It is not often that I devote a whole article merely to the opening remarks of the chairman of a conference, but then it not often that one has a former Lord Chancellor in the chair. Lord Falconer’s speech at the Legal Week Litigation Forum which covered the economic drivers to litigation warranted the space I gave to it. This page covers the session in which I played a part.
I was a panellist in a session called Streamlined litigation: assuring efficiency through applied technology, along with Robert Brown, senior director of First Advantage Litigation Consulting Services and Rachel Coldbreath of Cleary Gottleib Steen & Hamilton LLP. That we never got as far as my prepared notes is by no means a complaint. Quite apart from the fact that I can use them somewhere else, the one hour allotted to us raced by in an unusual amount of audience inter-action. This was explained partly by the fact that this was a litigation audience rather than one narrowly limited to electronic disclosure, and partly by the layout of the room – members of a group facing each other round a square of tables are somehow more inclined to speak out than one in rows of chairs.

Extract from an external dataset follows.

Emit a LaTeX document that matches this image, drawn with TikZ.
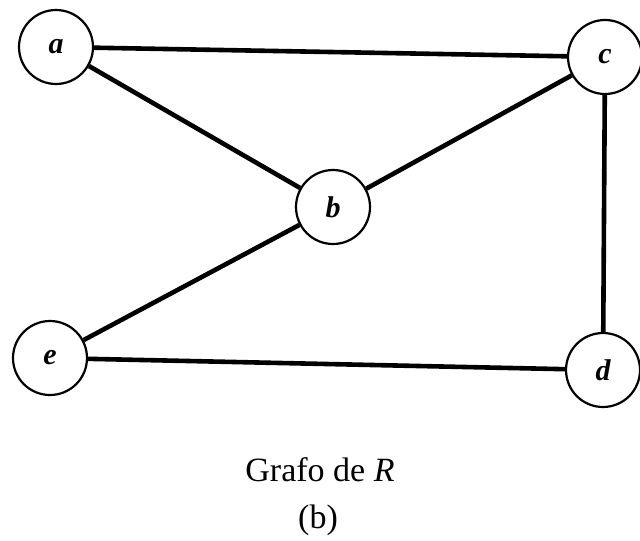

Rachel Coldbreath is in charge of discovery for the UK and Europe at Cleary Gottleib. As one might expect from its US parentage, the European offices are geared up to handle much of the process itself, with the luxury of having an in-house system, LexisNexis Concordance. The combination of a US approach, a steady flow of document-heavy work (not all litigation) and the availability of expert human and technical resources engenders an approach which was outside the experience of many of those present – cases with a high proportion of non-English documents for example – but which painted a picture of how it could and should be for many of them.
Rachel having set an aspirational tone, I took us into more everyday waters, the cases with a few thousand documents rather than millions. The US example has, if nothing else, forced the development of high-quality software tools. Designed to flush out every last relevant document for fear of sanctions, they adapt very well to the more selective aims of UK e-disclosure – the “surgical” analysis which the Commercial Court Recommendations urge on judges and practitioners.
We were challenged as to our obvious willingness to discard masses of material without reading it. The reality is that you cannot read it all, and must rely on the proper use of very good technology (“proper” and “very good” being the operative terms here) to show you (and your opponents and, if necessary, the judge) what you might properly discard. I quoted from Hands v Morrison Construction: reducing the amount of documents sought from two needles to one needle makes it no easier to find in the haystack. We must focus first on reducing the haystack.
I asked if anyone had ever found the “smoking gun” so beloved of software vendors in their advertising, and was rather surprised by the number who said that they had. The expression, properly used, means more than just the document which makes or breaks the case – we have all had those; it has the additional connotation that chance or skill uncovered it unexpectedly. If smoking guns turn up all over the place, then all the more reason why lawyers should be calling on the help of software designed to flush them out, and to strip away the unwanted debris which conceals them.
The group included Graham Huntley from Lovells, a past President of the London Solicitors Association and a member of the Working Party which produced the Commercial Court Long Trials Recommendations. As one might expect, he was eloquent on the subject of close court management of disclosure, quoting the passage (which I produce often) which emphasises that parties should not get too stuck into disclosure before the first Case Management Conference “which decides the scope of disclosure”. That implies a number of things, including the obligation on the parties to know enough about their document sources by the CMC to be able to explain their likely importance and the costs of extracting them – these two elements are the factors which together dictate proportionality.
That gave me the hook on which to hang a quick summary of what we hoped for from the proposed new Technology Questionnaire, which will force parties to undertake and share at least the survey of their sources. The obligation to have the discussion exists already, in Paragraph 2A.2 of the Practice Direction to Part 31 CPR. The requirement to exchange a Technology Questionnaire will give this some teeth, and give the judges more reason to use them.
This reference to using judicial teeth set me toying with the idea of some imagery involving dentures unused in a glass of water by the bed. Too much scope for misunderstanding there, I decided – someone might think I was talking about the judges’ own teeth. What we are talking about, of course, is sharpening the procedural teeth, the better to perform the surgical dissection of the document sources at an early stage in the proceedings which the Commercial Court Recommendations require.
The Recommendations were the subject of the next session, which warrants its own report.